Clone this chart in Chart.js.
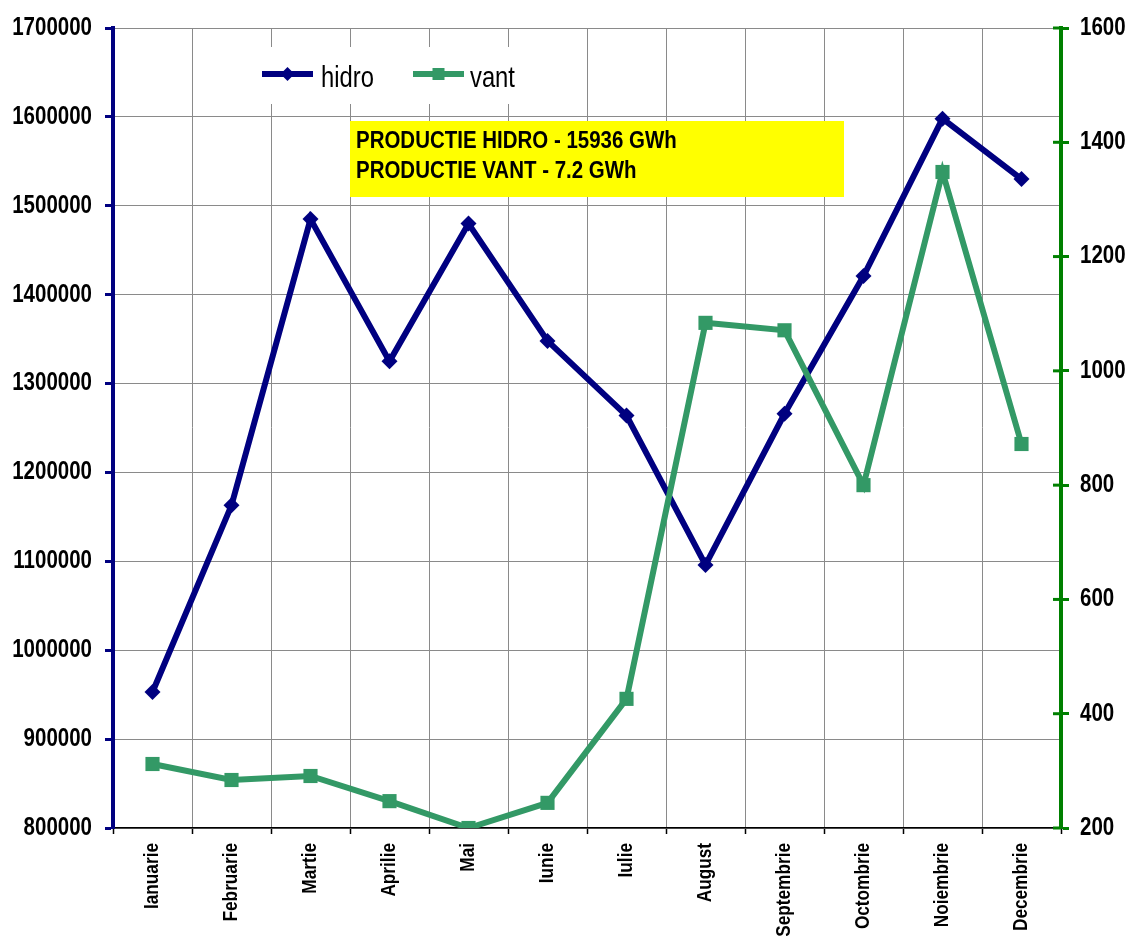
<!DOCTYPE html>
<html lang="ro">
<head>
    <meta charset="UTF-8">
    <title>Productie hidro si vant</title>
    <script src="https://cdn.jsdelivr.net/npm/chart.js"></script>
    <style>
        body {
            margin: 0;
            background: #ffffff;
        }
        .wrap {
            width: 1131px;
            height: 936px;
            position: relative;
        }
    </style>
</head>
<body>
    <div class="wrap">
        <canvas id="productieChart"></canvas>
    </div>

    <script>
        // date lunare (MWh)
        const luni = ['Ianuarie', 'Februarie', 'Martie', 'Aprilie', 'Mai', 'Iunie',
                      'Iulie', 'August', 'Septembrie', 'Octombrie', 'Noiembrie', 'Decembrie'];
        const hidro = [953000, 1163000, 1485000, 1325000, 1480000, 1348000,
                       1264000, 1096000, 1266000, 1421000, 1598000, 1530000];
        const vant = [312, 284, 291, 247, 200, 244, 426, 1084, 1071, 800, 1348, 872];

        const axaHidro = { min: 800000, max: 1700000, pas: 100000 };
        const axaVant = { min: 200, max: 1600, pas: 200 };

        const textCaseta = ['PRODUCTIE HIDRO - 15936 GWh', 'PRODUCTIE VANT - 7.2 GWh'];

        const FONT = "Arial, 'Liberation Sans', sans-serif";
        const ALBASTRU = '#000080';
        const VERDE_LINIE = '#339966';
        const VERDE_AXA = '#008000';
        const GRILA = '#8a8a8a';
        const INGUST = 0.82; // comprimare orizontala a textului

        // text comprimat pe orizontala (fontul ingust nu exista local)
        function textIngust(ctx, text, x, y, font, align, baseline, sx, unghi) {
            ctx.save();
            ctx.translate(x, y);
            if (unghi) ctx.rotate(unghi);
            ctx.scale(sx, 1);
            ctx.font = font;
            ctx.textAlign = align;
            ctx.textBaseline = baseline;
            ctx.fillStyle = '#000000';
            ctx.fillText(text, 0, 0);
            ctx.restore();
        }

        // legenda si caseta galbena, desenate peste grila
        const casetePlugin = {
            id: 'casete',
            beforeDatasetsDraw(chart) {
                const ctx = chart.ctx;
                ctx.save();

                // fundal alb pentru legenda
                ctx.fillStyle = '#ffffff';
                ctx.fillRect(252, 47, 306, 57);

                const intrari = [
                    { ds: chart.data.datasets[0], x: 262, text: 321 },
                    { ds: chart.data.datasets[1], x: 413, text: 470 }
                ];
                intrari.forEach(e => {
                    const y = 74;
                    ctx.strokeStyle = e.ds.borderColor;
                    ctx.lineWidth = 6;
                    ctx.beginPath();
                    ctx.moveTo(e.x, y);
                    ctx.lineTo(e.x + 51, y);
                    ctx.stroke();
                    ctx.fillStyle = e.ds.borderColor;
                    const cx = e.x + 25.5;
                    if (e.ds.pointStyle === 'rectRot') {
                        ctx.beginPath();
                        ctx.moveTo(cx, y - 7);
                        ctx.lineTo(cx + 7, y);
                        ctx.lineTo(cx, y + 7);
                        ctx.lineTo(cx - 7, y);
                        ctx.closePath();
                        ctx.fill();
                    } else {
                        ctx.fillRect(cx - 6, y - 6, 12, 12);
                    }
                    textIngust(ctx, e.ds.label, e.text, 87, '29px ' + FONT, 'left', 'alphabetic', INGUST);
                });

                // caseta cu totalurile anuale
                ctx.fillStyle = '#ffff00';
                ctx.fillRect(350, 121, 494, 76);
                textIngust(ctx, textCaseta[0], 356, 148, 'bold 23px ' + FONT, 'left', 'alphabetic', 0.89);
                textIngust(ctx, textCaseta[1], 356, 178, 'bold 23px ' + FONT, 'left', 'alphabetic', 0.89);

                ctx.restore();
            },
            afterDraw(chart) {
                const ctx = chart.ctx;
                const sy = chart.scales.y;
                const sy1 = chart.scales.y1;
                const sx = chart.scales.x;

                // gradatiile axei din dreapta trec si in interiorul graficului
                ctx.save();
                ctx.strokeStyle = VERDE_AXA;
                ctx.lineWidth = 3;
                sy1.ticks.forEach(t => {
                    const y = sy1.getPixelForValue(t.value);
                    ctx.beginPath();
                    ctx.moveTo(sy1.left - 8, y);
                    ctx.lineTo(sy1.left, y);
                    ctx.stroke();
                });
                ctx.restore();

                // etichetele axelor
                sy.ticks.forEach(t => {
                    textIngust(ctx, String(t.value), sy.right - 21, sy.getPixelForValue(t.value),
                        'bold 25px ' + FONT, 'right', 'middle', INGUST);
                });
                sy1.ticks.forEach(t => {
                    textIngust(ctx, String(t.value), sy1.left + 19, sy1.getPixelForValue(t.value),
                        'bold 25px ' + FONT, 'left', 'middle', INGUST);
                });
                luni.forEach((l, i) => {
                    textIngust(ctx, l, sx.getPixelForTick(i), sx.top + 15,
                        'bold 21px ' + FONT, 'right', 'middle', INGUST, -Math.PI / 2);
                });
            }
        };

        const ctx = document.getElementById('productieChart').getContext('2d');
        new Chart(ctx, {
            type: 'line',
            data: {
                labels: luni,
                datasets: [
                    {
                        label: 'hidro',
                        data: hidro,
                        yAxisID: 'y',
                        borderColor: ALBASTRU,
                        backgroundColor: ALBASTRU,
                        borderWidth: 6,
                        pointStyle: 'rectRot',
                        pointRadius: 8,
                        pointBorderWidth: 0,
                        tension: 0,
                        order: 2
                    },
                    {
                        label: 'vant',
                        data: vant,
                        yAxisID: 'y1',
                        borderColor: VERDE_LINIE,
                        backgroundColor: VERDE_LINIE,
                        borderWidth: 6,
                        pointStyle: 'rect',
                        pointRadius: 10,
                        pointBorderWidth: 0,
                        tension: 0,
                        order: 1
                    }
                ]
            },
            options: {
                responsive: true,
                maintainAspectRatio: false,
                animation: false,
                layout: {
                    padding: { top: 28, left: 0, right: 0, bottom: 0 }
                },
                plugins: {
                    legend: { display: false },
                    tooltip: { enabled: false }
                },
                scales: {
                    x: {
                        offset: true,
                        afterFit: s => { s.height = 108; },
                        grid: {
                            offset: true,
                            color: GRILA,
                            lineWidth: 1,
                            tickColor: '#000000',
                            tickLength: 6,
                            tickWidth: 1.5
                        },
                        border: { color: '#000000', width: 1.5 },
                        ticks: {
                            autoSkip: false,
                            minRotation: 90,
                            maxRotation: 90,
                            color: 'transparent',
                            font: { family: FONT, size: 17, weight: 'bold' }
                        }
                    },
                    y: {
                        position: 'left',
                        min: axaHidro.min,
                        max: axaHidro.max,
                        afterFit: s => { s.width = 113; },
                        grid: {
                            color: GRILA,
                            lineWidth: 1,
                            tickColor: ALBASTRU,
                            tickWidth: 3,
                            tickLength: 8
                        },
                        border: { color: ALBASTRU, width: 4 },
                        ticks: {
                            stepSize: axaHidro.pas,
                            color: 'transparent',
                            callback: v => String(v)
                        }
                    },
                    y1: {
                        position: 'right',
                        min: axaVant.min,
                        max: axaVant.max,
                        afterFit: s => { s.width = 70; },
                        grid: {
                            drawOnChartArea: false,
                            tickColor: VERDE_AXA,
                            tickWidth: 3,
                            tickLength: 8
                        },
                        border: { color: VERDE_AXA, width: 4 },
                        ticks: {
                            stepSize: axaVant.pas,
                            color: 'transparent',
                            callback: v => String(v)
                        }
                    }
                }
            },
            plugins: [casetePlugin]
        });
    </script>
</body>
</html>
----------------------------------------
● WORK TO COMPLETE
Drop the images and repeat the data exactly.

● ANSWER FOR THIS EXERCISE
Clone this chart in Chart.js.
<!DOCTYPE html>
<html lang="ro">
<head>
    <meta charset="UTF-8">
    <title>Productie hidro si vant</title>
    <script src="https://cdn.jsdelivr.net/npm/chart.js"></script>
    <style>
        body {
            margin: 0;
            background: #ffffff;
        }
        .wrap {
            width: 1131px;
            height: 936px;
            position: relative;
        }
    </style>
</head>
<body>
    <div class="wrap">
        <canvas id="productieChart"></canvas>
    </div>

    <script>
        // date lunare (MWh)
        const luni = ['Ianuarie', 'Februarie', 'Martie', 'Aprilie', 'Mai', 'Iunie',
                      'Iulie', 'August', 'Septembrie', 'Octombrie', 'Noiembrie', 'Decembrie'];
        const hidro = [953000, 1163000, 1485000, 1325000, 1480000, 1348000,
                       1264000, 1096000, 1266000, 1421000, 1598000, 1530000];
        const vant = [312, 284, 291, 247, 200, 244, 426, 1084, 1071, 800, 1348, 872];

        const axaHidro = { min: 800000, max: 1700000, pas: 100000 };
        const axaVant = { min: 200, max: 1600, pas: 200 };

        const textCaseta = ['PRODUCTIE HIDRO - 15936 GWh', 'PRODUCTIE VANT - 7.2 GWh'];

        const FONT = "Arial, 'Liberation Sans', sans-serif";
        const ALBASTRU = '#000080';
        const VERDE_LINIE = '#339966';
        const VERDE_AXA = '#008000';
        const GRILA = '#8a8a8a';
        const INGUST = 0.82; // comprimare orizontala a textului

        // text comprimat pe orizontala (fontul ingust nu exista local)
        function textIngust(ctx, text, x, y, font, align, baseline, sx, unghi) {
            ctx.save();
            ctx.translate(x, y);
            if (unghi) ctx.rotate(unghi);
            ctx.scale(sx, 1);
            ctx.font = font;
            ctx.textAlign = align;
            ctx.textBaseline = baseline;
            ctx.fillStyle = '#000000';
            ctx.fillText(text, 0, 0);
            ctx.restore();
        }

        // legenda si caseta galbena, desenate peste grila
        const casetePlugin = {
            id: 'casete',
            beforeDatasetsDraw(chart) {
                const ctx = chart.ctx;
                ctx.save();

                // fundal alb pentru legenda
                ctx.fillStyle = '#ffffff';
                ctx.fillRect(252, 47, 306, 57);

                const intrari = [
                    { ds: chart.data.datasets[0], x: 262, text: 321 },
                    { ds: chart.data.datasets[1], x: 413, text: 470 }
                ];
                intrari.forEach(e => {
                    const y = 74;
                    ctx.strokeStyle = e.ds.borderColor;
                    ctx.lineWidth = 6;
                    ctx.beginPath();
                    ctx.moveTo(e.x, y);
                    ctx.lineTo(e.x + 51, y);
                    ctx.stroke();
                    ctx.fillStyle = e.ds.borderColor;
                    const cx = e.x + 25.5;
                    if (e.ds.pointStyle === 'rectRot') {
                        ctx.beginPath();
                        ctx.moveTo(cx, y - 7);
                        ctx.lineTo(cx + 7, y);
                        ctx.lineTo(cx, y + 7);
                        ctx.lineTo(cx - 7, y);
                        ctx.closePath();
                        ctx.fill();
                    } else {
                        ctx.fillRect(cx - 6, y - 6, 12, 12);
                    }
                    textIngust(ctx, e.ds.label, e.text, 87, '29px ' + FONT, 'left', 'alphabetic', INGUST);
                });

                // caseta cu totalurile anuale
                ctx.fillStyle = '#ffff00';
                ctx.fillRect(350, 121, 494, 76);
                textIngust(ctx, textCaseta[0], 356, 148, 'bold 23px ' + FONT, 'left', 'alphabetic', 0.89);
                textIngust(ctx, textCaseta[1], 356, 178, 'bold 23px ' + FONT, 'left', 'alphabetic', 0.89);

                ctx.restore();
            },
            afterDraw(chart) {
                const ctx = chart.ctx;
                const sy = chart.scales.y;
                const sy1 = chart.scales.y1;
                const sx = chart.scales.x;

                // gradatiile axei din dreapta trec si in interiorul graficului
                ctx.save();
                ctx.strokeStyle = VERDE_AXA;
                ctx.lineWidth = 3;
                sy1.ticks.forEach(t => {
                    const y = sy1.getPixelForValue(t.value);
                    ctx.beginPath();
                    ctx.moveTo(sy1.left - 8, y);
                    ctx.lineTo(sy1.left, y);
                    ctx.stroke();
                });
                ctx.restore();

                // etichetele axelor
                sy.ticks.forEach(t => {
                    textIngust(ctx, String(t.value), sy.right - 21, sy.getPixelForValue(t.value),
                        'bold 25px ' + FONT, 'right', 'middle', INGUST);
                });
                sy1.ticks.forEach(t => {
                    textIngust(ctx, String(t.value), sy1.left + 19, sy1.getPixelForValue(t.value),
                        'bold 25px ' + FONT, 'left', 'middle', INGUST);
                });
                luni.forEach((l, i) => {
                    textIngust(ctx, l, sx.getPixelForTick(i), sx.top + 15,
                        'bold 21px ' + FONT, 'right', 'middle', INGUST, -Math.PI / 2);
                });
            }
        };

        const ctx = document.getElementById('productieChart').getContext('2d');
        new Chart(ctx, {
            type: 'line',
            data: {
                labels: luni,
                datasets: [
                    {
                        label: 'hidro',
                        data: hidro,
                        yAxisID: 'y',
                        borderColor: ALBASTRU,
                        backgroundColor: ALBASTRU,
                        borderWidth: 6,
                        pointStyle: 'rectRot',
                        pointRadius: 8,
                        pointBorderWidth: 0,
                        tension: 0,
                        order: 2
                    },
                    {
                        label: 'vant',
                        data: vant,
                        yAxisID: 'y1',
                        borderColor: VERDE_LINIE,
                        backgroundColor: VERDE_LINIE,
                        borderWidth: 6,
                        pointStyle: 'rect',
                        pointRadius: 10,
                        pointBorderWidth: 0,
                        tension: 0,
                        order: 1
                    }
                ]
            },
            options: {
                responsive: true,
                maintainAspectRatio: false,
                animation: false,
                layout: {
                    padding: { top: 28, left: 0, right: 0, bottom: 0 }
                },
                plugins: {
                    legend: { display: false },
                    tooltip: { enabled: false }
                },
                scales: {
                    x: {
                        offset: true,
                        afterFit: s => { s.height = 108; },
                        grid: {
                            offset: true,
                            color: GRILA,
                            lineWidth: 1,
                            tickColor: '#000000',
                            tickLength: 6,
                            tickWidth: 1.5
                        },
                        border: { color: '#000000', width: 1.5 },
                        ticks: {
                            autoSkip: false,
                            minRotation: 90,
                            maxRotation: 90,
                            color: 'transparent',
                            font: { family: FONT, size: 17, weight: 'bold' }
                        }
                    },
                    y: {
                        position: 'left',
                        min: axaHidro.min,
                        max: axaHidro.max,
                        afterFit: s => { s.width = 113; },
                        grid: {
                            color: GRILA,
                            lineWidth: 1,
                            tickColor: ALBASTRU,
                            tickWidth: 3,
                            tickLength: 8
                        },
                        border: { color: ALBASTRU, width: 4 },
                        ticks: {
                            stepSize: axaHidro.pas,
                            color: 'transparent',
                            callback: v => String(v)
                        }
                    },
                    y1: {
                        position: 'right',
                        min: axaVant.min,
                        max: axaVant.max,
                        afterFit: s => { s.width = 70; },
                        grid: {
                            drawOnChartArea: false,
                            tickColor: VERDE_AXA,
                            tickWidth: 3,
                            tickLength: 8
                        },
                        border: { color: VERDE_AXA, width: 4 },
                        ticks: {
                            stepSize: axaVant.pas,
                            color: 'transparent',
                            callback: v => String(v)
                        }
                    }
                }
            },
            plugins: [casetePlugin]
        });
    </script>
</body>
</html>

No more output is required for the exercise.